Gender is important here – a  strong representation of women on our team is helping to address a long-standing challenge facing Ethiopia’s farming sector – the diminished role that women have traditionally played on farms.

Yederawork says that no farmers she works with have an issue dealing with a woman animal health assistant. Rather, they are grateful for the visit and the attention given to their livestock – it makes no difference to them whether their animals are being seen by a man or a woman.

Yederawork, who visits between 150-200 households every month, says she enjoys a positive relationship with the farm families with whom she works. “Farmers have a positive attitude towards me. They respect me and give me their support, and some even say that they are grateful, because I show up on their farms at the time that I say that I will!” she said.

Treating ruminant pests is part of her everyday routine, with both endo and exo parasites, particularly tick and flea infestations, the most common problems.

Yederawork provides ivermectine injections for external parasites, or the aforementioned albendazole for internal ones. Sometimes, if the necessary equipment is available, extopore spray on barns will also be used in an attempt to eradicate external parasites.

The work she is doing is vital, as farmers in her locality have traditionally had little access to veterinary support at local level, and as a result, tick and pest-borne viruses and viral diseases have had a devastating impact on domestic livestock.

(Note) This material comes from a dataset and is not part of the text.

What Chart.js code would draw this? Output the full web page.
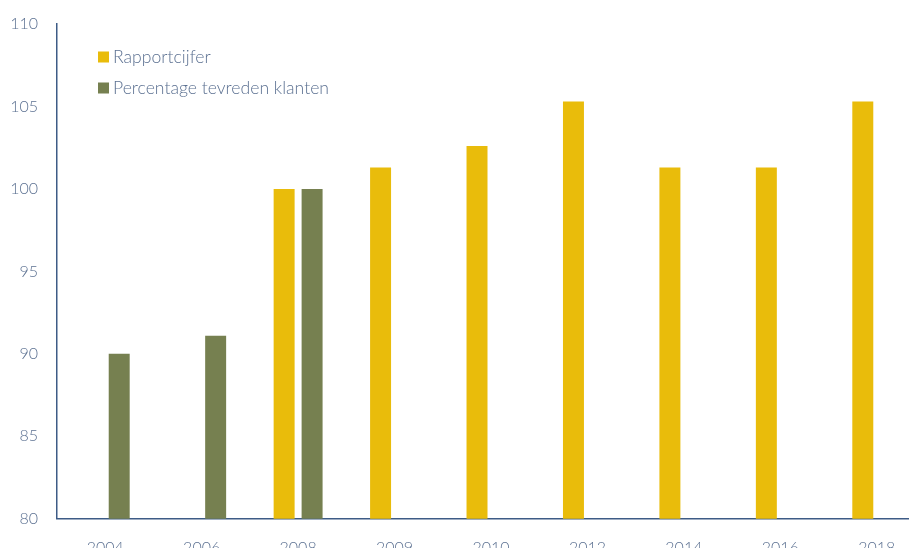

The level of care she and her colleagues can provide at village level has improved as a result of additional technical training they have received through the programme. They have also strengthened their skills, and can more easily identify diseases and diagnose appropriate treatments in a timely fashion.

“Through the programme, I also got the opportunity to visit and gain experience with private drug stores and veterinary clinics in the town, where I learned about vet equipment and treatments that I wasn’t aware of before. This has helped me in my role,” Yederawork said.

As I joined Yederawork on her rounds, we agreed that part of the effectiveness of the programme was down to how it provided farmers with training so that they too can play a role in intervening and treating their animals for pests.

“There are biological resources available locally that can help, and indigenous pesticides that can help,” she said. “They are inexpensive and, while sometimes not as effective as conventional pharmaceuticals, they can help support farmers to tackle a problem in the first instance.”

It is this approach – incorporating both farmer and animal health professionals – that has Yederawork and I confident that the programme will continue to improve and maintain the long-term health of Ethiopia’s rural livestock population in the years ahead.